## Short task
Exactly the lines from the start of the data below through the line that contains "Chart.register(...registerables);" are to be copied, with pictures left out.

## Stored data
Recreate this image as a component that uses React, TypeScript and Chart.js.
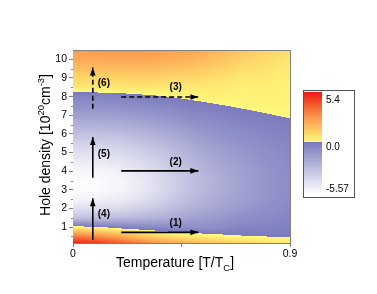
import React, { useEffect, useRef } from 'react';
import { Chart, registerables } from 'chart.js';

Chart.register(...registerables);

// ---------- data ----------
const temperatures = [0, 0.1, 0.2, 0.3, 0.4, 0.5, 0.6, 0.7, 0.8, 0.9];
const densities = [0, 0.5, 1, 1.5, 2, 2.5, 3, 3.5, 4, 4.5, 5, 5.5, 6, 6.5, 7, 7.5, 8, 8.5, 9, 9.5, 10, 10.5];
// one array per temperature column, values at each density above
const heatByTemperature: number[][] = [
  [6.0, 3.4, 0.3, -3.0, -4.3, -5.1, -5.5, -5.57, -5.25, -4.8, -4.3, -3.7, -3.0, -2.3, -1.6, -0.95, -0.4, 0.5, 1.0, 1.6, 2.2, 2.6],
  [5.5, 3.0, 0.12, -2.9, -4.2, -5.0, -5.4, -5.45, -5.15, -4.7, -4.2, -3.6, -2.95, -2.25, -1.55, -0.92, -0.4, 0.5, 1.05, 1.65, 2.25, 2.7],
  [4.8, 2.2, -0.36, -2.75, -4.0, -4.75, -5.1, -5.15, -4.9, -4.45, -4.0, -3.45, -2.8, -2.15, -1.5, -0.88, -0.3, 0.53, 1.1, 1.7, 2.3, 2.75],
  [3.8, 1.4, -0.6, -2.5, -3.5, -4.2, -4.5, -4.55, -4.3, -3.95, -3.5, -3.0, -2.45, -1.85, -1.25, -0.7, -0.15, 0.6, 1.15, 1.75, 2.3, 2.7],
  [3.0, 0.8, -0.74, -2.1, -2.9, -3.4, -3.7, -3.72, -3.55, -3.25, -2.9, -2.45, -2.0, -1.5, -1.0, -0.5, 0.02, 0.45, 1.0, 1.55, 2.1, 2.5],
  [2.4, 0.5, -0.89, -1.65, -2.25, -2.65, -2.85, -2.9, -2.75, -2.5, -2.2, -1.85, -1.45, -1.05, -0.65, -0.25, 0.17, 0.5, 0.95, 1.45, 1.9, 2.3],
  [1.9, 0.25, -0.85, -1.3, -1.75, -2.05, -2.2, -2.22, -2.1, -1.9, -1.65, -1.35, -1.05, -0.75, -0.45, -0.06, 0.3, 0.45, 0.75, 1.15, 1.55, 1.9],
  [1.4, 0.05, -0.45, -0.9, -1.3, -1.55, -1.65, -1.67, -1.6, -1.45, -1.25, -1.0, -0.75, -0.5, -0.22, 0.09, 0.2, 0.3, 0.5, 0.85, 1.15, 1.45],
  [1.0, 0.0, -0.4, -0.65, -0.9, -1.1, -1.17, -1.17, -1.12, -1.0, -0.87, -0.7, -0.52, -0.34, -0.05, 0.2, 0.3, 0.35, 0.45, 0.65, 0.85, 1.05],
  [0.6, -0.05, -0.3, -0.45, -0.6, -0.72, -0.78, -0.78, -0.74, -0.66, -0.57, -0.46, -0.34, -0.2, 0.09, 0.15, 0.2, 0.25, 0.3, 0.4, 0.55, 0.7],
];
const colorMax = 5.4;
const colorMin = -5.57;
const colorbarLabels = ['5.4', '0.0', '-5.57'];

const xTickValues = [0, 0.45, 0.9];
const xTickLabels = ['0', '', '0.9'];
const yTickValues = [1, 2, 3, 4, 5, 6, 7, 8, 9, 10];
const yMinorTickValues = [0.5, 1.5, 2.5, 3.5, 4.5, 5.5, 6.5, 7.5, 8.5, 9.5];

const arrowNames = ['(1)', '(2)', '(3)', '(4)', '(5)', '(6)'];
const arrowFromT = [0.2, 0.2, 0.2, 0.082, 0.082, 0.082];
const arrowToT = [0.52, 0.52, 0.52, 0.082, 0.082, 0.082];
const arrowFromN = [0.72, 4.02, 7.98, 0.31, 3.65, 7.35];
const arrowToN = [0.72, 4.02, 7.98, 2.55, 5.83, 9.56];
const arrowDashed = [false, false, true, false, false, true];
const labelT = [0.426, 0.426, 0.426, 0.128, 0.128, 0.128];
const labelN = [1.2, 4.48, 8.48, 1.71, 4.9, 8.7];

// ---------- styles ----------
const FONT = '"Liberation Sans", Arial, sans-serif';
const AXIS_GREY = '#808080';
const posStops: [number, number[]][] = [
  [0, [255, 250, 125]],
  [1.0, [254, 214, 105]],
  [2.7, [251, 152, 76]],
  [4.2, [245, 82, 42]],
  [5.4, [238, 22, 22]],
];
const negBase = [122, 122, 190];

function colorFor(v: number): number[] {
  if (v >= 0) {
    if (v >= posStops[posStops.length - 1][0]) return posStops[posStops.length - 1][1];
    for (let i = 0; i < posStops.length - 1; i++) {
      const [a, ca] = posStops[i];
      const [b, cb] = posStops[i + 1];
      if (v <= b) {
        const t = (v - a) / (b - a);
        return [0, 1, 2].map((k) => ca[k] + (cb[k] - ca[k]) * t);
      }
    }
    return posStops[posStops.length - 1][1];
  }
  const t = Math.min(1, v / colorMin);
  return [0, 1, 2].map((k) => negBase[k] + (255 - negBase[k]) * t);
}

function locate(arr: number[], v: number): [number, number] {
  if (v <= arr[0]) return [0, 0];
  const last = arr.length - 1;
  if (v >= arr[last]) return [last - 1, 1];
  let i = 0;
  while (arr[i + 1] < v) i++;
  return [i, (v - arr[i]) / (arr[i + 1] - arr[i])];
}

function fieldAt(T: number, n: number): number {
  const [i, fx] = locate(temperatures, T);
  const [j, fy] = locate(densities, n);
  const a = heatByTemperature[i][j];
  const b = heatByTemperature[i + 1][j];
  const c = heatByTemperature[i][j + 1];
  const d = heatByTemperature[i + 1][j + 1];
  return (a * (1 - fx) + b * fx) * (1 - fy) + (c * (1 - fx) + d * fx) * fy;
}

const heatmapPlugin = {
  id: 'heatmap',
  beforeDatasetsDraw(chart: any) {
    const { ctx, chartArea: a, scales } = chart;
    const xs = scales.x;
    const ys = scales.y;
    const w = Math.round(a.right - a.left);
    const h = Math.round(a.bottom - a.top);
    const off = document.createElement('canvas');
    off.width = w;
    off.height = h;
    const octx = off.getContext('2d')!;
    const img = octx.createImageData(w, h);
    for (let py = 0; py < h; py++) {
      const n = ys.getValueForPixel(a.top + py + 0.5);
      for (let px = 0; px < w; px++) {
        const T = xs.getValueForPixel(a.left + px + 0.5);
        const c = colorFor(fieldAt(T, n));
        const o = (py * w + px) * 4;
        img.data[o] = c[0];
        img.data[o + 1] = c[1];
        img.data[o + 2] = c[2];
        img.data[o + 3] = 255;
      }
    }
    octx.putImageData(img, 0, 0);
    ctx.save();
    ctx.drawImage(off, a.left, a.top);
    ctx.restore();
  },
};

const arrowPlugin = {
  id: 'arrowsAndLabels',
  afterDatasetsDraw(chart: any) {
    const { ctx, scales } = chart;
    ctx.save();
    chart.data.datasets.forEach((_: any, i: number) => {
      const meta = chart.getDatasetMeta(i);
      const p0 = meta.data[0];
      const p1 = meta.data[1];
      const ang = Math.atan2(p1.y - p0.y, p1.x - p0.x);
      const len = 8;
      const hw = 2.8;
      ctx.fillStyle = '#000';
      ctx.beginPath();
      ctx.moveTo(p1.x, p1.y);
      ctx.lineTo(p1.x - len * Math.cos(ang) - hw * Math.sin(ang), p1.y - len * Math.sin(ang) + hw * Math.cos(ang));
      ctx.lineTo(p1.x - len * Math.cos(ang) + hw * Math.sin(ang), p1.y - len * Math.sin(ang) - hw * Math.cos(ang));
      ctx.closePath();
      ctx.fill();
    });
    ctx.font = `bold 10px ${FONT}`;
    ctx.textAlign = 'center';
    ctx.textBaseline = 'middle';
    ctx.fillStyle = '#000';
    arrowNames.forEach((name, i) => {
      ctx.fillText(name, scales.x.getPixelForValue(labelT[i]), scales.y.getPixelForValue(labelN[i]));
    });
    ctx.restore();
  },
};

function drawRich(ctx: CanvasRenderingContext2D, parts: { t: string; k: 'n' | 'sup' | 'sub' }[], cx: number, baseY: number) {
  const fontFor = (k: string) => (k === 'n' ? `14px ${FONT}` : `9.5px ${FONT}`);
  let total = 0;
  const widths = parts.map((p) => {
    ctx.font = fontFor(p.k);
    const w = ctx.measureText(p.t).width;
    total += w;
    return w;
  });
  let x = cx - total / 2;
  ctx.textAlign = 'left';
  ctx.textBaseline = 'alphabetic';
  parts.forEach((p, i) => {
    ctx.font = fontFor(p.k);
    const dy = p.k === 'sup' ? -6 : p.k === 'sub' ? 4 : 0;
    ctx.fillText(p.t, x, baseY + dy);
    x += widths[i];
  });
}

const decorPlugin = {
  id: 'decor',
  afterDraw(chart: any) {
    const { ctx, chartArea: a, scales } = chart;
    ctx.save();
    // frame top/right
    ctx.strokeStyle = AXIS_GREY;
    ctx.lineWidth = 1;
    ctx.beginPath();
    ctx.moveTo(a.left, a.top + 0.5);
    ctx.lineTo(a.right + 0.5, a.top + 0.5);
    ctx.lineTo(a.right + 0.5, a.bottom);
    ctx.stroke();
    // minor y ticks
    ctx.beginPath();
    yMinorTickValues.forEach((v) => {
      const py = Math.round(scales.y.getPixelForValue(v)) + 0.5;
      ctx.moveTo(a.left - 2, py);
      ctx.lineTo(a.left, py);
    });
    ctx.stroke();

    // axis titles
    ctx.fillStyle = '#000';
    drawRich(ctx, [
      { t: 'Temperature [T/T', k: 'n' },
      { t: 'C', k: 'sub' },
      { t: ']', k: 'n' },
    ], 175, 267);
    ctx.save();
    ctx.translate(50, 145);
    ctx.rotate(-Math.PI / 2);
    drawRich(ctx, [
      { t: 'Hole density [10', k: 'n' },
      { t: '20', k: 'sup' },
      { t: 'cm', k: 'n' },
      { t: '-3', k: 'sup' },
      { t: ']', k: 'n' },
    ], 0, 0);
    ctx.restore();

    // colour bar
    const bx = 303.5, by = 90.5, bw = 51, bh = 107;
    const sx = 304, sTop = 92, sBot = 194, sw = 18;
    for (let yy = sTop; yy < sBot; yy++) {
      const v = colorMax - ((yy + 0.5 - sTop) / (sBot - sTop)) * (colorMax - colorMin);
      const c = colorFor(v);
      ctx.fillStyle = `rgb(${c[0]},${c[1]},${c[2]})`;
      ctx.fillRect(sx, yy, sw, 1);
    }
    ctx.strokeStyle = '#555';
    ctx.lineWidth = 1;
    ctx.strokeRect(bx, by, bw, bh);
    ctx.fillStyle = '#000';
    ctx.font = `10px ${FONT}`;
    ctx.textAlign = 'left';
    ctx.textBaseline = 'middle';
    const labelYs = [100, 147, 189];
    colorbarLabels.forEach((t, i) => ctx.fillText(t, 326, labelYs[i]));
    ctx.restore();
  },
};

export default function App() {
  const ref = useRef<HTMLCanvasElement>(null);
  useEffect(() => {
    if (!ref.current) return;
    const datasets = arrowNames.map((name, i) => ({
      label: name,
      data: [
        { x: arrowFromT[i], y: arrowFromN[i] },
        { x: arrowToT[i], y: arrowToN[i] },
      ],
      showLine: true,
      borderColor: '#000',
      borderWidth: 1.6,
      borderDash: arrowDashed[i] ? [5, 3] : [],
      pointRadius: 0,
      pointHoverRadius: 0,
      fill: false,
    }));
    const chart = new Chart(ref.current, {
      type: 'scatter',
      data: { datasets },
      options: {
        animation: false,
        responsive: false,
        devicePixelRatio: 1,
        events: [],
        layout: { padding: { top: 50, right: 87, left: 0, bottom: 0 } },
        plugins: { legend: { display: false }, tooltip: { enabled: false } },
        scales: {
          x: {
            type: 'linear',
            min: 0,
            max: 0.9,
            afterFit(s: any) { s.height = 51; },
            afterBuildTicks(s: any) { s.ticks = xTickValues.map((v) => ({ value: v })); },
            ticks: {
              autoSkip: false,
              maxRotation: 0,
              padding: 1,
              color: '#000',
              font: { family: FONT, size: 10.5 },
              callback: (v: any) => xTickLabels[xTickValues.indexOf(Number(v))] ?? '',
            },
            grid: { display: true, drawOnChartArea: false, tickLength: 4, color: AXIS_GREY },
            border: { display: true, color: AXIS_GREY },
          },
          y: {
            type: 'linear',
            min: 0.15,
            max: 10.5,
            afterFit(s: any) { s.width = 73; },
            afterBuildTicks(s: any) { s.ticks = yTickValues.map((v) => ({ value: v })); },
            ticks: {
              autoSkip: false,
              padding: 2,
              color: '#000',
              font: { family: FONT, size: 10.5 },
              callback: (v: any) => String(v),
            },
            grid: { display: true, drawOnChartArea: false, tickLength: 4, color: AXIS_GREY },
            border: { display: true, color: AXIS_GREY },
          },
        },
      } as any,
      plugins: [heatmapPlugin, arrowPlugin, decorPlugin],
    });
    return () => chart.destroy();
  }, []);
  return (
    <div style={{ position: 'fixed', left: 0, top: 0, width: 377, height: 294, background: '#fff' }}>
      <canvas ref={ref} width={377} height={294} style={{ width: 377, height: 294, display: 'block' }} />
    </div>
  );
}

## Output for this task
Recreate this image as a component that uses React, TypeScript and Chart.js.
import React, { useEffect, useRef } from 'react';
import { Chart, registerables } from 'chart.js';

Chart.register(...registerables);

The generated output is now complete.